◆ Instructions to follow
Below are the records. List every line holding the word "this".

◆ Task data

= = = = =

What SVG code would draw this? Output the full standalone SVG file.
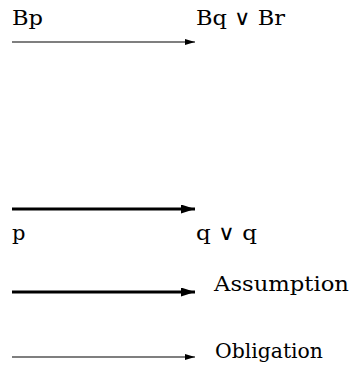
<svg xmlns="http://www.w3.org/2000/svg" width="351" height="369" viewBox="0 0 351 369">
<style>
.t{font-family:'DejaVu Serif','Liberation Serif',serif;font-size:21px;fill:#000}
.thin{stroke:#000;stroke-width:1.2;fill:none}
.thick{stroke:#000;stroke-width:3.2;fill:none}
</style>
<defs>
<marker id="ah" viewBox="0 0 10 6" refX="10" refY="3" markerWidth="10" markerHeight="6" markerUnits="userSpaceOnUse" orient="auto"><path d="M0,0 L10,3 L0,6 Z" fill="#000"/></marker>
<marker id="ahb" viewBox="0 0 14 9" refX="14" refY="4.5" markerWidth="14" markerHeight="9" markerUnits="userSpaceOnUse" orient="auto"><path d="M0,0 L14,4.5 L0,9 Z" fill="#000"/></marker>
</defs>
<g id="connectors">
<line class="thin" x1="12" y1="42" x2="195" y2="42" marker-end="url(#ah)"/>
<line class="thick" x1="12" y1="209" x2="195" y2="209" marker-end="url(#ahb)"/>
<line class="thick" x1="12" y1="292" x2="195" y2="292" marker-end="url(#ahb)"/>
<line class="thin" x1="12" y1="357" x2="195" y2="357" marker-end="url(#ah)"/>
</g>
<g id="n-Bp"><text class="t" x="12" y="24.5" textLength="31" lengthAdjust="spacingAndGlyphs">Bp</text></g>
<g id="n-BqBr"><text class="t" x="196" y="24.5" textLength="89" lengthAdjust="spacingAndGlyphs">Bq <tspan>∨</tspan> Br</text></g>
<g id="n-p"><text class="t" x="12" y="240">p</text></g>
<g id="n-qq"><text class="t" x="196" y="240" textLength="61" lengthAdjust="spacingAndGlyphs">q <tspan>∨</tspan> q</text></g>
<g id="legend-assumption"><text class="t" x="214" y="290.5" textLength="135" lengthAdjust="spacingAndGlyphs">Assumption</text></g>
<g id="legend-obligation"><text class="t" x="215" y="357.5" textLength="108" lengthAdjust="spacingAndGlyphs">Obligation</text></g>
</svg>
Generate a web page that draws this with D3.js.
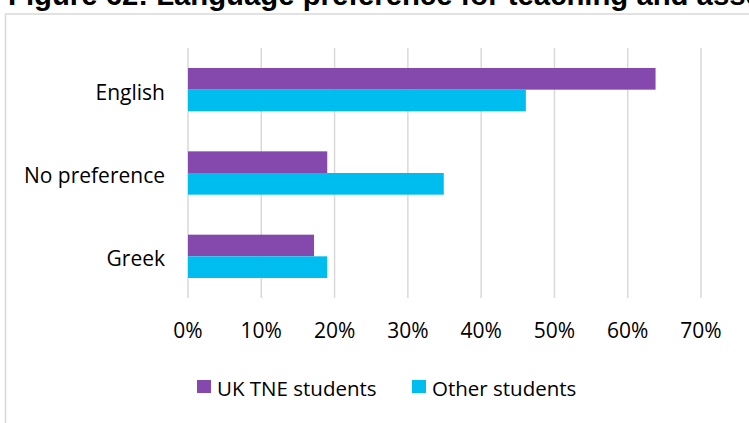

= = = = =

◆ Answer to the exercise
What SVG code would draw this? Output the full standalone SVG file.
Generate a web page that draws this with D3.js.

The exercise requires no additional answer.